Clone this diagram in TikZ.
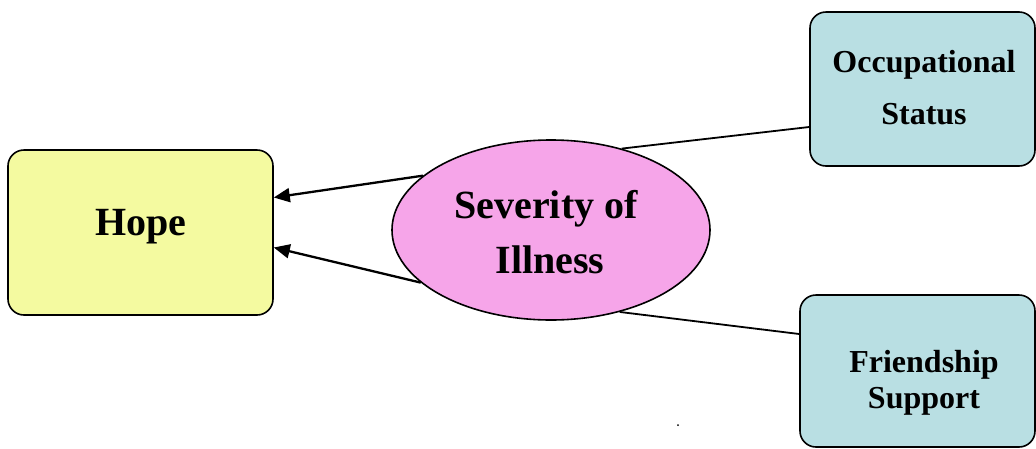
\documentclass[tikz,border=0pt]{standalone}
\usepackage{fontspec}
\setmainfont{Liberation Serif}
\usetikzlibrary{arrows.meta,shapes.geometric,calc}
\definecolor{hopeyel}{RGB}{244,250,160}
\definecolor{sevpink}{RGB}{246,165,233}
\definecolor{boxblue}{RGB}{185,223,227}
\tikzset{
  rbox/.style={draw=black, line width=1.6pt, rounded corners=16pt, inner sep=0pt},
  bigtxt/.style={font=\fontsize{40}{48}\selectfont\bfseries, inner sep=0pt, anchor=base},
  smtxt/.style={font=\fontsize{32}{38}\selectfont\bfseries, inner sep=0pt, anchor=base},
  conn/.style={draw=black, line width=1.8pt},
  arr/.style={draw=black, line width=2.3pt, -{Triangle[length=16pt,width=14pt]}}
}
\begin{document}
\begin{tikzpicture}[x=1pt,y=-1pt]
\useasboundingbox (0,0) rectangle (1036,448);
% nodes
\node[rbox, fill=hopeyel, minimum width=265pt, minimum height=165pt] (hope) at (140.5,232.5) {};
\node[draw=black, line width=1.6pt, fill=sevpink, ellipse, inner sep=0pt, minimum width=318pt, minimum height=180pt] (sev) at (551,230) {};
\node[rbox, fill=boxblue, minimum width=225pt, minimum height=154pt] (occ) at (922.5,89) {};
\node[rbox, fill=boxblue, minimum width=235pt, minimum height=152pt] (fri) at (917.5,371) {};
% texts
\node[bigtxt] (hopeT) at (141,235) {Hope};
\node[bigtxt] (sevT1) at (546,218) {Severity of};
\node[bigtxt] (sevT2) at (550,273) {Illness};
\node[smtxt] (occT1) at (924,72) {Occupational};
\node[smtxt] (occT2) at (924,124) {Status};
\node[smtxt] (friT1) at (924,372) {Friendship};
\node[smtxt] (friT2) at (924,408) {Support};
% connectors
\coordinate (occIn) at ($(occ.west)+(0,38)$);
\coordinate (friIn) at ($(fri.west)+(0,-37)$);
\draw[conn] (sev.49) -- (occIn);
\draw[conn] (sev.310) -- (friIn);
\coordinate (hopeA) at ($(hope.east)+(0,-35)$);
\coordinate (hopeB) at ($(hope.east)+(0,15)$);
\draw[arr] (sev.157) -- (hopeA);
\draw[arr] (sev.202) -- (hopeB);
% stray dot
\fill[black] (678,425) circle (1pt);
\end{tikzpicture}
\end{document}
================
*GOAL*. Take the listing and print it again exactly, but without any pictures.

*SOLUTION TO THIS TASK*.
Clone this diagram in TikZ.
\documentclass[tikz,border=0pt]{standalone}
\usepackage{fontspec}
\setmainfont{Liberation Serif}
\usetikzlibrary{arrows.meta,shapes.geometric,calc}
\definecolor{hopeyel}{RGB}{244,250,160}
\definecolor{sevpink}{RGB}{246,165,233}
\definecolor{boxblue}{RGB}{185,223,227}
\tikzset{
  rbox/.style={draw=black, line width=1.6pt, rounded corners=16pt, inner sep=0pt},
  bigtxt/.style={font=\fontsize{40}{48}\selectfont\bfseries, inner sep=0pt, anchor=base},
  smtxt/.style={font=\fontsize{32}{38}\selectfont\bfseries, inner sep=0pt, anchor=base},
  conn/.style={draw=black, line width=1.8pt},
  arr/.style={draw=black, line width=2.3pt, -{Triangle[length=16pt,width=14pt]}}
}
\begin{document}
\begin{tikzpicture}[x=1pt,y=-1pt]
\useasboundingbox (0,0) rectangle (1036,448);
% nodes
\node[rbox, fill=hopeyel, minimum width=265pt, minimum height=165pt] (hope) at (140.5,232.5) {};
\node[draw=black, line width=1.6pt, fill=sevpink, ellipse, inner sep=0pt, minimum width=318pt, minimum height=180pt] (sev) at (551,230) {};
\node[rbox, fill=boxblue, minimum width=225pt, minimum height=154pt] (occ) at (922.5,89) {};
\node[rbox, fill=boxblue, minimum width=235pt, minimum height=152pt] (fri) at (917.5,371) {};
% texts
\node[bigtxt] (hopeT) at (141,235) {Hope};
\node[bigtxt] (sevT1) at (546,218) {Severity of};
\node[bigtxt] (sevT2) at (550,273) {Illness};
\node[smtxt] (occT1) at (924,72) {Occupational};
\node[smtxt] (occT2) at (924,124) {Status};
\node[smtxt] (friT1) at (924,372) {Friendship};
\node[smtxt] (friT2) at (924,408) {Support};
% connectors
\coordinate (occIn) at ($(occ.west)+(0,38)$);
\coordinate (friIn) at ($(fri.west)+(0,-37)$);
\draw[conn] (sev.49) -- (occIn);
\draw[conn] (sev.310) -- (friIn);
\coordinate (hopeA) at ($(hope.east)+(0,-35)$);
\coordinate (hopeB) at ($(hope.east)+(0,15)$);
\draw[arr] (sev.157) -- (hopeA);
\draw[arr] (sev.202) -- (hopeB);
% stray dot
\fill[black] (678,425) circle (1pt);
\end{tikzpicture}
\end{document}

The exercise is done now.